The same economic downturn drives the Laffertys and the Montana Freeman; the problems of Idaho and Montana are not very far removed from the problems of Utah. That should be no surprise — while Utah is separated from other Northwestern states culturally, the economic forces which act upon it are the same. The Laffertys would fit perfectly into the world Neiwart describes in In God’s Country.

On the other hand, the Church of the Latter Day Saints is in theory a moderating factor in hard economic times. That’s a pretty important difference; those who fall into the Patriot movement are often those who can’t find help or comfort anywhere else. In theory, Mormons help their own. Did the Laffertys just slip through the cracks? Or does the streak of Mormon xenophobia, to whatever degree it really exists, act as an isolating factor and thus balance out the aid available from the Church?

Always more questions. Still, it’s a really interesting book — definitely recommended.

A man is honest

You probably aren’t going to be able to see Masked and Anonymous — it’s not playing in Boston or San Francisco anymore, so unless you live in New York or Los Angeles you may be out of luck. (Seattle’s got it, though.) The critics really savaged it. Me, I thought it was brilliant.

I’m lost, sleeping in an alley
I’m lost, I had some family
I’m lost, I’m here, I’m lost.

Short synopsis: It’s a sideways America with a dictatorial President; America as if it were a damaged third world nation. Uncle Sweetheart has Jack Fate (that’d be Dylan) sprung from prison so he can put on a benefit concert and steal enough money to pay off a couple of really insistent creditors. Jack Fate interacts with a bunch of people, including a journalist, an old lover, and his old running buddy Bobby Cupid. A couple of things happen, and the movie ends.

On the wrong side of town, in a dark apartment
We gave up trying so long ago.

And yeah, looked at one way, there’s about that much narrative tension. Jack Fate is stone-faced throughout the majority of the movie; he’s a rock, and the other characters bounce off him with varying degrees of success. There’s no damned plot.

All the lights go out
Evenings go on and on
The sun goes down and up too fast
To ever, ever be found.

But I think that looking at it that way misses the point. About two-thirds of the way through the movie, there’s a revelation that suffuses everything that’s happened with retrospective meaning. It becomes obvious that Jack Fate is holding his emotions at a strict minimum for a reason — the last time he let them out, there were consequences.

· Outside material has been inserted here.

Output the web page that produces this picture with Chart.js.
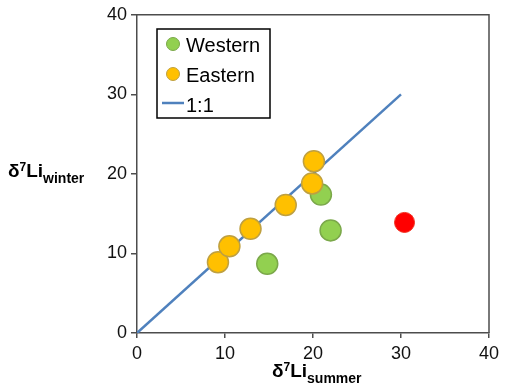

There’s no direct causal line between what happened then and the America of the movie, but there are shadowy hints and underground rumblings. It’s enough for me.

She gives me her cheek
When I want her lips
Oh, but I don’t have the strength to go.

Besides which, it’s a beautiful movie. Jessica Lange is drop-dead gorgeous, even around the edges where the makeup thins — or maybe that’s why she’s beautiful. Mickey Rourke swaggers brilliantly. Penelope Cruz is fragile and convincing. There’s a scene in the beginning where Fate walks past a Grecian temple covered with graffiti that made me hold my breath. The only thing that didn’t click from me from a sensual point of view was Val Kilmer’s bit.

Do you wake up at the wheel
Headed for the shoulder of the road
Screaming “God please save my soul!”
Well, I do, I do, I do — a lot of crazy things.

Still, even that last fits into the vision of a damaged America. Some critics bitched that there’s no explanation of how America came to the place it is in the movie. Again, that’s missing the point. This is our America, seen through a lens darkly. The best speculation is always about what’s already there.

Now that highway’s coming through
So you all gotta move
This bottom rung ain’t no fun at all.

Oh, and the music is spectacular, although I probably would not say that if I wasn’t fond of Dylan in the first place.

Well, I used to live the limelight
But now the limelight’s using me
Too many times I had to panic
Cause there’s too many people watching me.

So: it’s a treasure. It’s the American Brazil. It’s self-indulgent Bob Dylan ego made manifest. I’m really glad I saw it.

Whatever happened, I apologize
Dry your tears, and baby, walk outside
It’s the Fourth of July.

(Thanks are owed, as has been the case since I bought the album sixteen years ago, to John and Exene and the rest of the band.)